● Written request
Restate the data exactly as given and keep the pictures out.

● Given data
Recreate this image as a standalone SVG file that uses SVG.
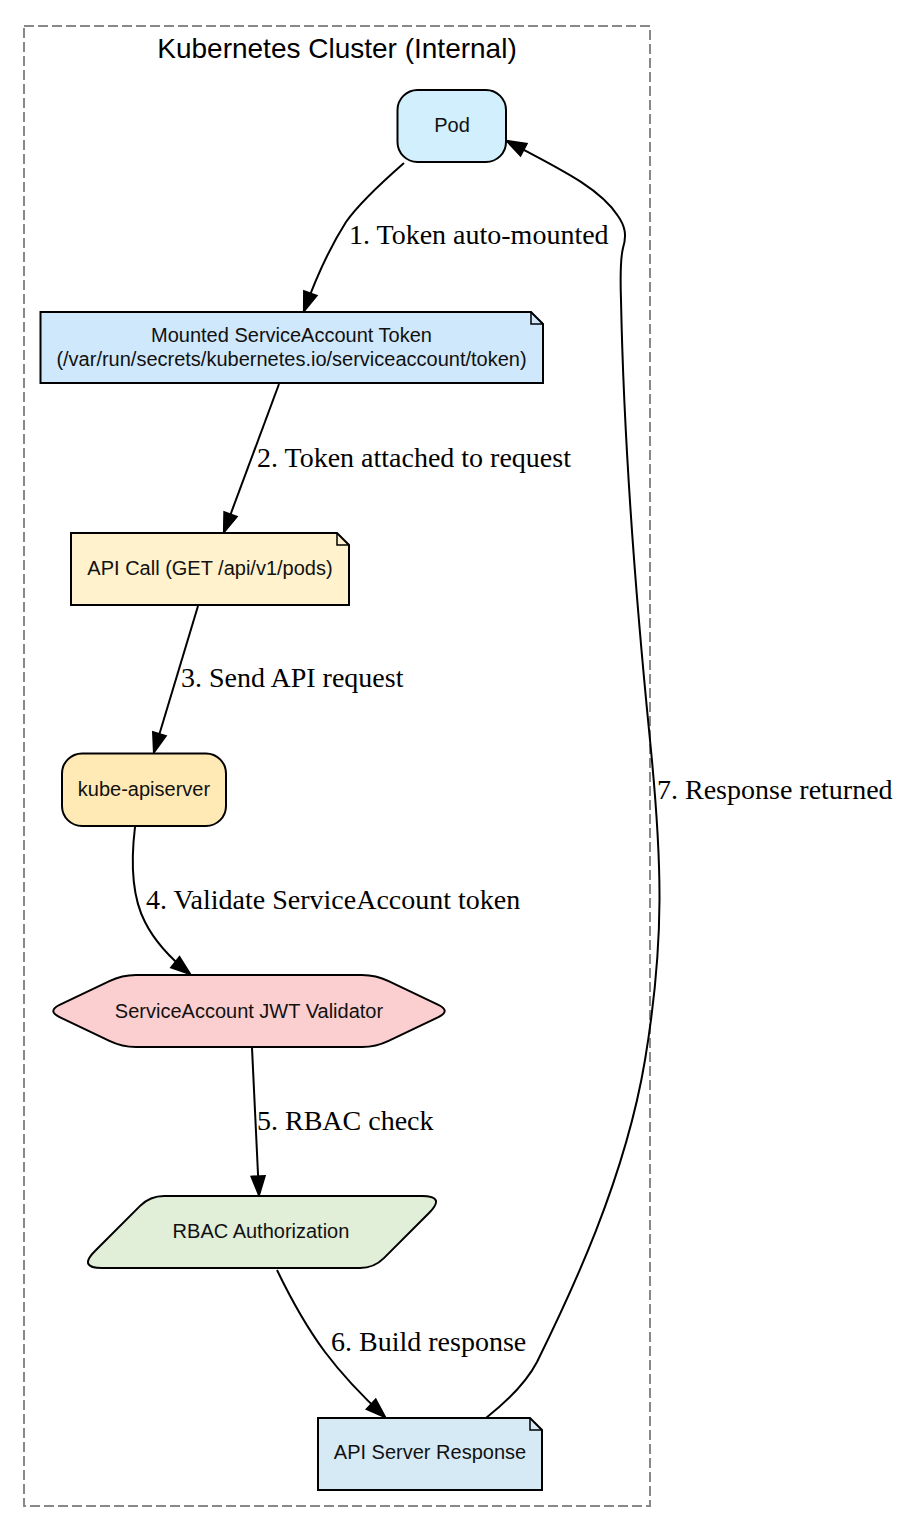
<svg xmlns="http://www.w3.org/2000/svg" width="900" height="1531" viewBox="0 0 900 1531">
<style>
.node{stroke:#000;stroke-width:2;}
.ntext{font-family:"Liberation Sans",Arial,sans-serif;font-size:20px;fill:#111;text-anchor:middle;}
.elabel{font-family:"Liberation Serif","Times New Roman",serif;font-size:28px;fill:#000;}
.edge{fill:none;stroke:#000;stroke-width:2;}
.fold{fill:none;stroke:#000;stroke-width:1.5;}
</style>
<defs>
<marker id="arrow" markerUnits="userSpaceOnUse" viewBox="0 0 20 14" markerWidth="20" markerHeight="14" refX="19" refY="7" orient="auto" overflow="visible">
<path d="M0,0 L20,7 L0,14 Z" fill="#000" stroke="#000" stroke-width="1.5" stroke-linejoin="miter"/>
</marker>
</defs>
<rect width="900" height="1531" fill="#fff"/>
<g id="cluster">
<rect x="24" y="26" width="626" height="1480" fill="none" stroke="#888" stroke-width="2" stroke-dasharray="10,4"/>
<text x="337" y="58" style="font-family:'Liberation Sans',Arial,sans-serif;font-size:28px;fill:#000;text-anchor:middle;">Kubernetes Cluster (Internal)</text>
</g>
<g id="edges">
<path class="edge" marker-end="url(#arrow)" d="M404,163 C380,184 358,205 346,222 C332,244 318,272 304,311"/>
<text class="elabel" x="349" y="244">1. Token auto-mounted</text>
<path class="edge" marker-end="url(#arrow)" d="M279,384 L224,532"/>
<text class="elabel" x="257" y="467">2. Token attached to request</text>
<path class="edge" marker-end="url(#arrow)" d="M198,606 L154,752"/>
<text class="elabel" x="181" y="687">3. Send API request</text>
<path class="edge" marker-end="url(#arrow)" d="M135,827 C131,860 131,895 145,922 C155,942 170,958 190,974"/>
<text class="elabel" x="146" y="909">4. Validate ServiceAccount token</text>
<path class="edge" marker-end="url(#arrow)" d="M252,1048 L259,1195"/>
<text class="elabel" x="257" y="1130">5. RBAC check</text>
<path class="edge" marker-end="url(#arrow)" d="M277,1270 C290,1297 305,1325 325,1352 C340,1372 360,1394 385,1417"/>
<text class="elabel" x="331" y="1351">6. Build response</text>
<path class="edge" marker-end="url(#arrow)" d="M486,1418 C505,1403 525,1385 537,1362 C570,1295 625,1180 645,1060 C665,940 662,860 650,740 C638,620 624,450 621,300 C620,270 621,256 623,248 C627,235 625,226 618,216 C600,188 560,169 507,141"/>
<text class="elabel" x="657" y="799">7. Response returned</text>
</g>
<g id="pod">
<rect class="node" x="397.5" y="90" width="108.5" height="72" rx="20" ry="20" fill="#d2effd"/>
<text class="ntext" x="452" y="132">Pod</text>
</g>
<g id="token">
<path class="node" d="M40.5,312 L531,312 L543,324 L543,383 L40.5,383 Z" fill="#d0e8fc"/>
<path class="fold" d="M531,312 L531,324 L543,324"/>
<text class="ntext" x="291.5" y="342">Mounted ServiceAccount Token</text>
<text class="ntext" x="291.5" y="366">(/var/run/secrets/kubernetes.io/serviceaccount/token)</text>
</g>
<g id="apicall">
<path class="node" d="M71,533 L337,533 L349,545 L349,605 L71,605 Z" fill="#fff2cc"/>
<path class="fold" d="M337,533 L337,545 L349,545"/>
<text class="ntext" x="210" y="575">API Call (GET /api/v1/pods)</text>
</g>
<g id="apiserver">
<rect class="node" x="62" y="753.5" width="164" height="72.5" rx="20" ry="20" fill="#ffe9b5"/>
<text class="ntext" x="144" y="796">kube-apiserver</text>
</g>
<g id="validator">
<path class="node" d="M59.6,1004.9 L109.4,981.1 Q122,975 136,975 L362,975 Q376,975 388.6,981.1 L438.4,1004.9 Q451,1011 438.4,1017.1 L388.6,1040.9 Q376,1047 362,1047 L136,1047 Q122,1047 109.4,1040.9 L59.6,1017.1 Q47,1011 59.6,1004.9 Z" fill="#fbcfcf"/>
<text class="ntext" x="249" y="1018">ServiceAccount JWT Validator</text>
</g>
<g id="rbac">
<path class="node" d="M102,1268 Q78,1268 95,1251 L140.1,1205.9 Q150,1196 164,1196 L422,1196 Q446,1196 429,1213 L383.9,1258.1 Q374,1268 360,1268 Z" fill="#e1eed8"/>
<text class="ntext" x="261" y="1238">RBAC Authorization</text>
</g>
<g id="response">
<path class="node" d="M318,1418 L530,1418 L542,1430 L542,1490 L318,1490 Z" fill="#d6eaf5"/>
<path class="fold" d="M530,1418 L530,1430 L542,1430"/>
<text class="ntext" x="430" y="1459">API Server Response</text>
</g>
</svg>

● Result
Recreate this image as a standalone SVG file that uses SVG.
<svg xmlns="http://www.w3.org/2000/svg" width="900" height="1531" viewBox="0 0 900 1531">
<style>
.node{stroke:#000;stroke-width:2;}
.ntext{font-family:"Liberation Sans",Arial,sans-serif;font-size:20px;fill:#111;text-anchor:middle;}
.elabel{font-family:"Liberation Serif","Times New Roman",serif;font-size:28px;fill:#000;}
.edge{fill:none;stroke:#000;stroke-width:2;}
.fold{fill:none;stroke:#000;stroke-width:1.5;}
</style>
<defs>
<marker id="arrow" markerUnits="userSpaceOnUse" viewBox="0 0 20 14" markerWidth="20" markerHeight="14" refX="19" refY="7" orient="auto" overflow="visible">
<path d="M0,0 L20,7 L0,14 Z" fill="#000" stroke="#000" stroke-width="1.5" stroke-linejoin="miter"/>
</marker>
</defs>
<rect width="900" height="1531" fill="#fff"/>
<g id="cluster">
<rect x="24" y="26" width="626" height="1480" fill="none" stroke="#888" stroke-width="2" stroke-dasharray="10,4"/>
<text x="337" y="58" style="font-family:'Liberation Sans',Arial,sans-serif;font-size:28px;fill:#000;text-anchor:middle;">Kubernetes Cluster (Internal)</text>
</g>
<g id="edges">
<path class="edge" marker-end="url(#arrow)" d="M404,163 C380,184 358,205 346,222 C332,244 318,272 304,311"/>
<text class="elabel" x="349" y="244">1. Token auto-mounted</text>
<path class="edge" marker-end="url(#arrow)" d="M279,384 L224,532"/>
<text class="elabel" x="257" y="467">2. Token attached to request</text>
<path class="edge" marker-end="url(#arrow)" d="M198,606 L154,752"/>
<text class="elabel" x="181" y="687">3. Send API request</text>
<path class="edge" marker-end="url(#arrow)" d="M135,827 C131,860 131,895 145,922 C155,942 170,958 190,974"/>
<text class="elabel" x="146" y="909">4. Validate ServiceAccount token</text>
<path class="edge" marker-end="url(#arrow)" d="M252,1048 L259,1195"/>
<text class="elabel" x="257" y="1130">5. RBAC check</text>
<path class="edge" marker-end="url(#arrow)" d="M277,1270 C290,1297 305,1325 325,1352 C340,1372 360,1394 385,1417"/>
<text class="elabel" x="331" y="1351">6. Build response</text>
<path class="edge" marker-end="url(#arrow)" d="M486,1418 C505,1403 525,1385 537,1362 C570,1295 625,1180 645,1060 C665,940 662,860 650,740 C638,620 624,450 621,300 C620,270 621,256 623,248 C627,235 625,226 618,216 C600,188 560,169 507,141"/>
<text class="elabel" x="657" y="799">7. Response returned</text>
</g>
<g id="pod">
<rect class="node" x="397.5" y="90" width="108.5" height="72" rx="20" ry="20" fill="#d2effd"/>
<text class="ntext" x="452" y="132">Pod</text>
</g>
<g id="token">
<path class="node" d="M40.5,312 L531,312 L543,324 L543,383 L40.5,383 Z" fill="#d0e8fc"/>
<path class="fold" d="M531,312 L531,324 L543,324"/>
<text class="ntext" x="291.5" y="342">Mounted ServiceAccount Token</text>
<text class="ntext" x="291.5" y="366">(/var/run/secrets/kubernetes.io/serviceaccount/token)</text>
</g>
<g id="apicall">
<path class="node" d="M71,533 L337,533 L349,545 L349,605 L71,605 Z" fill="#fff2cc"/>
<path class="fold" d="M337,533 L337,545 L349,545"/>
<text class="ntext" x="210" y="575">API Call (GET /api/v1/pods)</text>
</g>
<g id="apiserver">
<rect class="node" x="62" y="753.5" width="164" height="72.5" rx="20" ry="20" fill="#ffe9b5"/>
<text class="ntext" x="144" y="796">kube-apiserver</text>
</g>
<g id="validator">
<path class="node" d="M59.6,1004.9 L109.4,981.1 Q122,975 136,975 L362,975 Q376,975 388.6,981.1 L438.4,1004.9 Q451,1011 438.4,1017.1 L388.6,1040.9 Q376,1047 362,1047 L136,1047 Q122,1047 109.4,1040.9 L59.6,1017.1 Q47,1011 59.6,1004.9 Z" fill="#fbcfcf"/>
<text class="ntext" x="249" y="1018">ServiceAccount JWT Validator</text>
</g>
<g id="rbac">
<path class="node" d="M102,1268 Q78,1268 95,1251 L140.1,1205.9 Q150,1196 164,1196 L422,1196 Q446,1196 429,1213 L383.9,1258.1 Q374,1268 360,1268 Z" fill="#e1eed8"/>
<text class="ntext" x="261" y="1238">RBAC Authorization</text>
</g>
<g id="response">
<path class="node" d="M318,1418 L530,1418 L542,1430 L542,1490 L318,1490 Z" fill="#d6eaf5"/>
<path class="fold" d="M530,1418 L530,1430 L542,1430"/>
<text class="ntext" x="430" y="1459">API Server Response</text>
</g>
</svg>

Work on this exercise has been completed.